Courtesy of Sesame Workshop(NEW YORK) — Following an interview given by a former Sesame Street writer who said he wrote the beloved characters Bert and Ernie as if they were gay, the show has said otherwise.
Sesame Workshop on Tuesday tweeted, "Sesame Street has always stood for inclusion and acceptance. It's a place where people of all cultures and backgrounds are welcome. Bert and Ernie were created to be best friends, and to teach young children that people can get along with those who are very different from themselves."
The tweet was an update to an earlier post that added, "Even though they are identified as male characters and possess many human traits and characteristics…they remain puppets, and do not have a sexual orientation."
The response from the show comes two days after Mark Saltzman, who is openly gay, spoke to Queerty about his own coming-out story, and the iconic duo came up. Saltzman was a writer on the show from 1985 to 1998.
"I always felt that without a huge agenda, when I was writing Bert and Ernie, they were. I didn't have any other way to contextualize them,” he said. “The other thing was, more than one person referred to Arnie [Glassman, his partner of 20 years before he died in 2003] and I as 'Bert and Ernie.'"
Saltzman admitted he never told the head writer he was writing the characters this way, adding, "There's not a Bert and Ernie float in the Pride Parade."
For his part, puppeteering legend Frank Oz took to Twitter to deny the claim, noting to one argumentative follower, "I created Bert. I know what and who he is."
It didn't take long for people to start flaming Oz, accusing him of being anti-gay. Oz was outraged by that reaction, and later tweeted, "It seems Mr. Mark Saltzman was asked if Bert & Ernie are gay. It's fine that he feels they are. They're not, of course. But why that question? Does it really matter? Why the need to define people as only gay? There's much more to a human being than just straightness or gayness."
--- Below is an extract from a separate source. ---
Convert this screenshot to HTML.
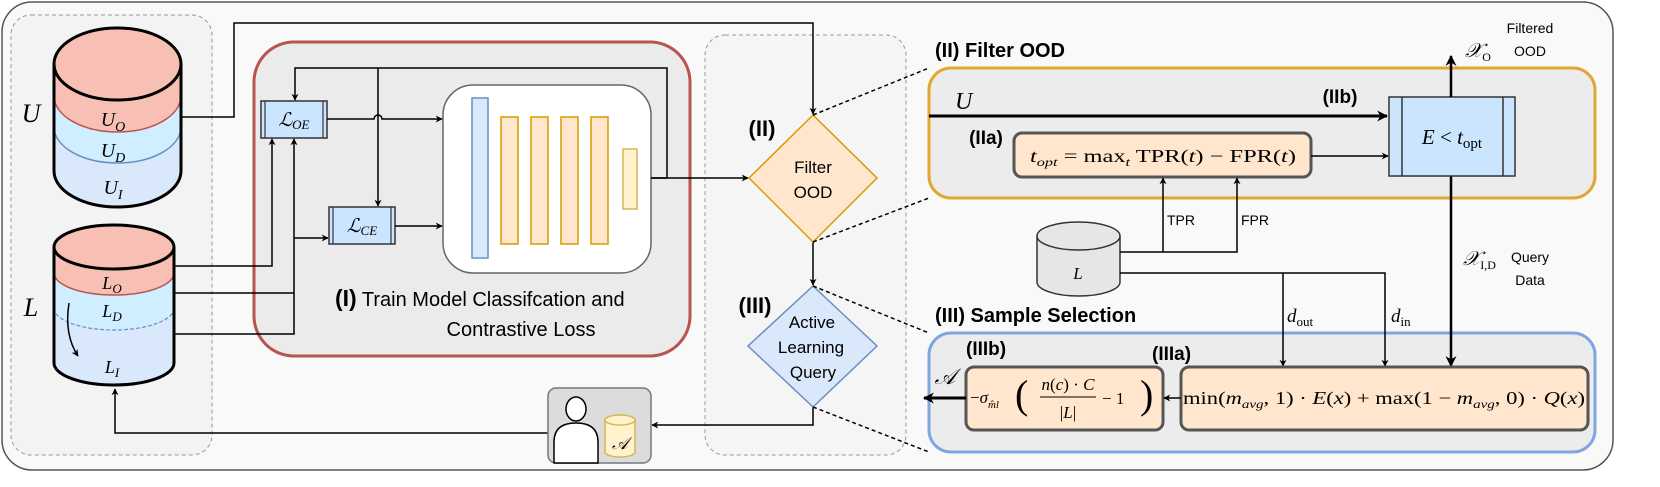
<!DOCTYPE html>
<html><head><meta charset="utf-8"><style>
html,body{margin:0;padding:0;background:#fff}
svg{display:block}
.s{font-family:"Liberation Sans",sans-serif}
.m{font-family:"Liberation Serif",serif;font-style:italic}
.r{font-family:"Liberation Serif",serif}
</style></head><body>
<svg width="1660" height="487" viewBox="0 0 1660 487" xmlns="http://www.w3.org/2000/svg">
<defs>
<marker id="a" viewBox="0 0 10 10" refX="9" refY="5" markerWidth="7" markerHeight="7" orient="auto-start-reverse" markerUnits="userSpaceOnUse"><path d="M0,0 L10,5 L0,10 L3,5 z" fill="#000"/></marker>
<marker id="b" viewBox="0 0 10 10" refX="9" refY="5" markerWidth="11" markerHeight="11" orient="auto-start-reverse" markerUnits="userSpaceOnUse"><path d="M0,0 L10,5 L0,10 L3,5 z" fill="#000"/></marker>
</defs>
<rect x="2" y="2" width="1611" height="468" rx="30" fill="#f9f9f9" stroke="#555" stroke-width="1.5"/>
<rect x="11" y="15" width="201" height="440" rx="20" fill="#f3f3f3" stroke="#999" stroke-dasharray="4 3"/>
<rect x="705" y="35" width="201" height="420" rx="20" fill="#f5f5f5" stroke="#999" stroke-dasharray="4 3"/>

<path d="M54,64 L54,171 A63.5,36 0 0 0 181,171 L181,64 Z" fill="#dae8fc"/>
<path d="M54,64 L54,127 A63.5,36 0 0 0 181,127 L181,64 Z" fill="#cfeeff"/>
<path d="M54,127 A63.5,36 0 0 0 181,127" fill="none" stroke="#6c8ebf" stroke-width="1.5"/>
<path d="M54,64 L54,96 A63.5,36 0 0 0 181,96 L181,64 Z" fill="#f8bfb5"/>
<path d="M54,96 A63.5,36 0 0 0 181,96" fill="none" stroke="#b85450" stroke-width="1.5"/>
<ellipse cx="117.5" cy="64" rx="63.5" ry="36" fill="#f8bfb5" stroke="#000" stroke-width="3"/>
<path d="M54,64 L54,171 A63.5,36 0 0 0 181,171 L181,64" fill="none" stroke="#000" stroke-width="3"/>
<text x="31" y="122" class="m" font-size="26" text-anchor="middle">U</text>
<text x="113" y="126" class="m" font-size="20" text-anchor="middle">U<tspan font-size="14" dy="5">O</tspan></text>
<text x="113" y="157" class="m" font-size="20" text-anchor="middle">U<tspan font-size="14" dy="5">D</tspan></text>
<text x="113" y="194" class="m" font-size="20" text-anchor="middle">U<tspan font-size="14" dy="5">I</tspan></text>

<path d="M54,247 L54,363 A60,22 0 0 0 174,363 L174,247 Z" fill="#dae8fc"/>
<path d="M54,247 L54,308 A60,22 0 0 0 174,308 L174,247 Z" fill="#cfeeff"/>
<path d="M54,308 A60,22 0 0 0 174,308" fill="none" stroke="#6c8ebf" stroke-width="1.2" stroke-dasharray="4 2"/>
<path d="M54,247 L54,273 A60,22 0 0 0 174,273 L174,247 Z" fill="#f8bfb5"/>
<path d="M54,273 A60,22 0 0 0 174,273" fill="none" stroke="#b85450" stroke-width="1.5"/>
<ellipse cx="114" cy="247" rx="60" ry="22" fill="#f8bfb5" stroke="#000" stroke-width="3"/>
<path d="M54,247 L54,363 A60,22 0 0 0 174,363 L174,247" fill="none" stroke="#000" stroke-width="3"/>
<text x="31" y="316" class="m" font-size="26" text-anchor="middle">L</text>
<text x="112" y="289" class="m" font-size="18" text-anchor="middle">L<tspan font-size="13" dy="4">O</tspan></text>
<text x="112" y="317" class="m" font-size="18" text-anchor="middle">L<tspan font-size="13" dy="4">D</tspan></text>
<text x="112" y="373" class="m" font-size="18" text-anchor="middle">L<tspan font-size="13" dy="4">I</tspan></text>
<path d="M69,303 Q64,335 78,356" fill="none" stroke="#000" stroke-width="1.5" marker-end="url(#a)"/>

<rect x="254" y="42" width="436" height="314" rx="40" fill="#ebebeb" stroke="#b85450" stroke-width="3"/>
<rect x="443" y="85" width="208" height="188" rx="30" fill="#fff" stroke="#666" stroke-width="1.5"/>
<rect x="472" y="98" width="16" height="160" fill="#dae8fc" stroke="#6c8ebf" stroke-width="1.5"/>
<rect x="501" y="117" width="17" height="127" fill="#ffe6cc" stroke="#d79b00" stroke-width="1.5"/>
<rect x="531" y="117" width="17" height="127" fill="#ffe6cc" stroke="#d79b00" stroke-width="1.5"/>
<rect x="561" y="117" width="17" height="127" fill="#ffe6cc" stroke="#d79b00" stroke-width="1.5"/>
<rect x="591" y="117" width="17" height="127" fill="#ffe6cc" stroke="#d79b00" stroke-width="1.5"/>
<rect x="623" y="149" width="14" height="60" fill="#fff2cc" stroke="#d6b656" stroke-width="1.5"/>

<rect x="261" y="101" width="66" height="37" fill="#cce5ff" stroke="#333" stroke-width="1.5"/>
<line x1="265" y1="101" x2="265" y2="138" stroke="#333" stroke-width="1.2"/>
<line x1="323" y1="101" x2="323" y2="138" stroke="#333" stroke-width="1.2"/>
<text x="294" y="126" class="m" font-size="19" text-anchor="middle">ℒ<tspan font-size="13" dy="3">OE</tspan></text>
<rect x="329" y="207" width="66" height="37" fill="#cce5ff" stroke="#333" stroke-width="1.5"/>
<line x1="333" y1="207" x2="333" y2="244" stroke="#333" stroke-width="1.2"/>
<line x1="391" y1="207" x2="391" y2="244" stroke="#333" stroke-width="1.2"/>
<text x="362" y="232" class="m" font-size="19" text-anchor="middle">ℒ<tspan font-size="13" dy="3">CE</tspan></text>

<g fill="none" stroke="#000" stroke-width="1.5">
<path d="M651,178 L667,178 L667,68 L295,68 L295,100" marker-end="url(#a)"/>
<path d="M378,68 L378,206" marker-end="url(#a)"/>
<path d="M327,119 L374,119 A4,4 0 0 1 382,119 L442,119" marker-end="url(#a)"/>
<path d="M395,226 L442,226" marker-end="url(#a)"/>
<path d="M174,266 L272,266 L272,139" marker-end="url(#a)"/>
<path d="M174,293 L294,293 L294,139" marker-end="url(#a)"/>
<path d="M174,334 L294,334 L294,293"/>
<path d="M294,238 L328,238" marker-end="url(#a)"/>
<path d="M651,178 L748,178" marker-end="url(#a)"/>
<path d="M181,117 L234,117 L234,23 L813,23 L813,114" marker-end="url(#a)"/>
<path d="M813,242 L813,285" marker-end="url(#a)"/>
<path d="M813,407 L813,425 L652,425" marker-end="url(#a)"/>
<path d="M548,433 L115,433 L115,389" marker-end="url(#a)"/>
</g>
<text x="335" y="306" class="s" font-size="20"><tspan font-weight="bold" font-size="23">(I)</tspan> Train Model Classifcation and</text>
<text x="521" y="336" class="s" font-size="20" text-anchor="middle">Contrastive Loss</text>

<rect x="548" y="388" width="103" height="75" rx="8" fill="#dcdcdc" stroke="#777" stroke-width="1.5"/>
<ellipse cx="576" cy="409" rx="10" ry="12" fill="#fff" stroke="#000" stroke-width="1.5"/>
<path d="M554,463 L554,442 Q554,423 576,423 Q598,423 598,442 L598,463 Z" fill="#fff" stroke="#000" stroke-width="1.5"/>
<path d="M605,420 L605,452 A15,5 0 0 0 635,452 L635,420" fill="#fff2cc" stroke="#d6b656" stroke-width="1.5"/>
<ellipse cx="620" cy="420" rx="15" ry="5" fill="#fff2cc" stroke="#d6b656" stroke-width="1.5"/>
<text x="620" y="449" class="m" font-size="17" text-anchor="middle">𝒜</text>

<polygon points="813,115 877,178 813,242 749,178" fill="#ffe6cc" stroke="#d79b00" stroke-width="1.5"/>
<text x="813" y="173" class="s" font-size="17" text-anchor="middle">Filter</text>
<text x="813" y="198" class="s" font-size="17" text-anchor="middle">OOD</text>
<text x="762" y="136" class="s" font-size="22" font-weight="bold" text-anchor="middle">(II)</text>
<polygon points="813,286 877,346 813,407 748,346" fill="#dae8fc" stroke="#6c8ebf" stroke-width="1.5"/>
<text x="812" y="328" class="s" font-size="17" text-anchor="middle">Active</text>
<text x="811" y="353" class="s" font-size="17" text-anchor="middle">Learning</text>
<text x="813" y="378" class="s" font-size="17" text-anchor="middle">Query</text>
<text x="755" y="313" class="s" font-size="22" font-weight="bold" text-anchor="middle">(III)</text>

<g stroke="#000" stroke-width="1.5" stroke-dasharray="4 3">
<line x1="813" y1="115" x2="929" y2="68"/>
<line x1="813" y1="242" x2="929" y2="198"/>
<line x1="813" y1="286" x2="929" y2="333"/>
<line x1="813" y1="407" x2="929" y2="452"/>
</g>

<rect x="929" y="68" width="666" height="130" rx="22" fill="#ececec" stroke="#e0a82e" stroke-width="3"/>
<rect x="929" y="333" width="666" height="119" rx="22" fill="#ececec" stroke="#7ea6e0" stroke-width="3"/>
<text x="935" y="57" class="s" font-size="20" font-weight="bold">(II) Filter OOD</text>
<text x="955" y="109" class="m" font-size="24">U</text>
<path d="M929,116 L1387,116" stroke="#000" stroke-width="3" fill="none" marker-end="url(#b)"/>
<text x="1340" y="103" class="s" font-size="19" font-weight="bold" text-anchor="middle">(IIb)</text>
<path d="M1451,176 L1451,366" stroke="#000" stroke-width="2.5" fill="none" marker-end="url(#b)"/>
<rect x="1389" y="97" width="126" height="79" fill="#cce5ff" stroke="#333" stroke-width="1.5"/>
<line x1="1402" y1="97" x2="1402" y2="176" stroke="#333" stroke-width="1.5"/>
<line x1="1503" y1="97" x2="1503" y2="176" stroke="#333" stroke-width="1.5"/>
<text x="1452" y="144" class="m" font-size="21" text-anchor="middle">E <tspan class="r" font-style="normal">&lt;</tspan> t<tspan class="r" font-style="normal" font-size="15" dy="4">opt</tspan></text>
<path d="M1451,97 L1451,56" stroke="#000" stroke-width="2.5" fill="none" marker-end="url(#b)"/>
<text x="1478" y="57" class="m" font-size="20" text-anchor="middle">𝒳<tspan class="r" font-style="normal" font-size="12" dy="4">O</tspan></text>
<text x="1530" y="33" class="s" font-size="14" text-anchor="middle">Filtered</text>
<text x="1530" y="56" class="s" font-size="14" text-anchor="middle">OOD</text>
<text x="986" y="144" class="s" font-size="19" font-weight="bold" text-anchor="middle">(IIa)</text>
<rect x="1014" y="133" width="297" height="44" rx="8" fill="#ffe6cc" stroke="#555" stroke-width="3"/>
<text x="1030" y="162" class="r" font-size="18" textLength="266" lengthAdjust="spacingAndGlyphs"><tspan font-style="italic">t</tspan><tspan font-style="italic" font-size="12" dy="4">opt</tspan><tspan dy="-4"> = max</tspan><tspan font-style="italic" font-size="12" dy="4">t</tspan><tspan dy="-4"> TPR(</tspan><tspan font-style="italic">t</tspan>) − FPR(<tspan font-style="italic">t</tspan>)</text>
<path d="M1311,156 L1388,156" stroke="#000" stroke-width="1.5" fill="none" marker-end="url(#a)"/>

<path d="M1037,236 L1037,282 A41.5,14 0 0 0 1120,282 L1120,236" fill="#e6e6e6" stroke="#333" stroke-width="1.5"/>
<ellipse cx="1078.5" cy="236" rx="41.5" ry="14" fill="#e6e6e6" stroke="#333" stroke-width="1.5"/>
<text x="1078" y="279" class="m" font-size="17" text-anchor="middle">L</text>
<g fill="none" stroke="#000" stroke-width="1.5">
<path d="M1120,252 L1237,252 L1237,178" marker-end="url(#a)"/>
<path d="M1163,252 L1163,178" marker-end="url(#a)"/>
<path d="M1120,273 L1385,273 L1385,366" marker-end="url(#a)"/>
<path d="M1283,273 L1283,366" marker-end="url(#a)"/>
</g>
<text x="1167" y="225" class="s" font-size="14">TPR</text>
<text x="1241" y="225" class="s" font-size="14">FPR</text>
<text x="1287" y="322" class="m" font-size="19">d<tspan class="r" font-style="normal" font-size="13" dy="4">out</tspan></text>
<text x="1391" y="322" class="m" font-size="19">d<tspan class="r" font-style="normal" font-size="13" dy="4">in</tspan></text>
<text x="1463" y="265" class="m" font-size="20">𝒳<tspan class="r" font-style="normal" font-size="12" dy="4">I,D</tspan></text>
<text x="1530" y="262" class="s" font-size="14" text-anchor="middle">Query</text>
<text x="1530" y="285" class="s" font-size="14" text-anchor="middle">Data</text>

<text x="935" y="322" class="s" font-size="20" font-weight="bold">(III) Sample Selection</text>
<text x="966" y="355" class="s" font-size="19" font-weight="bold">(IIIb)</text>
<text x="1152" y="360" class="s" font-size="19" font-weight="bold">(IIIa)</text>
<rect x="966" y="367" width="197" height="63" rx="8" fill="#ffe6cc" stroke="#555" stroke-width="3"/>
<rect x="1181" y="367" width="407" height="63" rx="8" fill="#ffe6cc" stroke="#555" stroke-width="3"/>
<text x="1183" y="404" class="r" font-size="18" textLength="402" lengthAdjust="spacingAndGlyphs">min(<tspan font-style="italic">m</tspan><tspan font-style="italic" font-size="12" dy="4">avg</tspan><tspan dy="-4">, 1) · </tspan><tspan font-style="italic">E</tspan>(<tspan font-style="italic">x</tspan>) + max(1 − <tspan font-style="italic">m</tspan><tspan font-style="italic" font-size="12" dy="4">avg</tspan><tspan dy="-4">, 0) · </tspan><tspan font-style="italic">Q</tspan>(<tspan font-style="italic">x</tspan>)</text>
<path d="M1181,398 L1164,398" stroke="#000" stroke-width="1.5" fill="none" marker-end="url(#a)"/>
<text x="970" y="403" class="r" font-size="17">−<tspan font-style="italic">σ</tspan><tspan font-style="italic" font-size="11" dy="5">m̂l</tspan></text>
<text x="1015" y="408" class="r" font-size="40">(</text>
<text x="1068" y="390" class="r" font-size="17" text-anchor="middle"><tspan font-style="italic">n</tspan>(<tspan font-style="italic">c</tspan>) · <tspan font-style="italic">C</tspan></text>
<line x1="1040" y1="397" x2="1096" y2="397" stroke="#000" stroke-width="1"/>
<text x="1068" y="418" class="r" font-size="17" text-anchor="middle">|<tspan font-style="italic">L</tspan>|</text>
<text x="1102" y="404" class="r" font-size="17">− 1</text>
<text x="1140" y="408" class="r" font-size="40">)</text>
<path d="M966,398 L924,398" stroke="#000" stroke-width="3" fill="none" marker-end="url(#b)"/>
<text x="945" y="384" class="m" font-size="22" text-anchor="middle">𝒜</text>
</svg>
</body></html>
He soon walked away from Twitter, thanking fans, and adding rhetorically, "Next time I would be very interested to know: If Bert and Ernie were indeed gay, would they be different than they are now?"
Incidentally, a 2013 New Yorker cover suggested the muppet pair were gay, and the show released a similar statement at the time, once again saying puppets don't have a sexual orientation.
Still, Saltzman added, "The New Yorker cover was kind of vindication."